* EXERCISE DIRECTIONS *
Output the first line of the listing and each line after it, up to and including the line that contains "const labelShift = [[2, -19], [-3, 32]];", exactly as written, minus the pictures.

________________

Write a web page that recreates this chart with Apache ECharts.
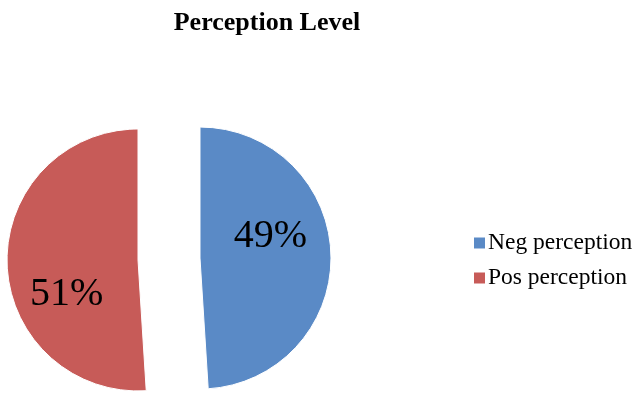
<!DOCTYPE html>
<html>
<head>
<meta charset="utf-8">
<script src="https://cdn.jsdelivr.net/npm/echarts@6/dist/echarts.min.js"></script>
<style>html,body{margin:0;padding:0;background:#fff}#chart{width:636px;height:397px}</style>
</head>
<body>
<div id="chart"></div>
<script>
// Perception level shares (percent)
const categories = ['Neg perception', 'Pos perception'];
const values = [49, 51];
const colors = ['#5A8AC6', '#C75B58'];
// per-slice label nudges away from the slice midpoint
const labelShift = [[2, -19], [-3, 32]];

const chart = echarts.init(document.getElementById('chart'));
chart.setOption({
  animation: false,
  title: {
    text: 'Perception Level',
    left: 262, top: 5, textAlign: 'center',
    textStyle: { fontFamily: 'Liberation Serif', fontSize: 26, fontWeight: 'bold', color: '#000' }
  },
  legend: {
    orient: 'vertical', left: 469, top: 226,
    itemWidth: 11, itemHeight: 11, itemGap: 11,
    icon: 'rect',
    itemStyle: { borderWidth: 0 },
    textStyle: { fontFamily: 'Liberation Serif', fontSize: 23.5, color: '#000', padding: [0, 0, 0, -2] },
    data: categories
  },
  series: [{
    type: 'pie',
    center: [169, 259],
    radius: 131,
    startAngle: 90,
    clockwise: true,
    selectedMode: 'multiple',
    selectedOffset: 31,
    emphasis: { disabled: true },
    itemStyle: { borderColor: '#fff', borderWidth: 1 },
    label: {
      position: 'inner',
      formatter: p => p.value + '%',
      fontFamily: 'Liberation Serif', fontSize: 40, color: '#000'
    },
    labelLine: { show: false },
    labelLayout: p => ({ dx: labelShift[p.dataIndex][0], dy: labelShift[p.dataIndex][1] }),
    data: categories.map((c, i) => ({ name: c, value: values[i], selected: true, itemStyle: { color: colors[i] } }))
  }]
});
</script>
</body>
</html>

________________

* TASK ANSWER *
Write a web page that recreates this chart with Apache ECharts.
<!DOCTYPE html>
<html>
<head>
<meta charset="utf-8">
<script src="https://cdn.jsdelivr.net/npm/echarts@6/dist/echarts.min.js"></script>
<style>html,body{margin:0;padding:0;background:#fff}#chart{width:636px;height:397px}</style>
</head>
<body>
<div id="chart"></div>
<script>
// Perception level shares (percent)
const categories = ['Neg perception', 'Pos perception'];
const values = [49, 51];
const colors = ['#5A8AC6', '#C75B58'];
// per-slice label nudges away from the slice midpoint
const labelShift = [[2, -19], [-3, 32]];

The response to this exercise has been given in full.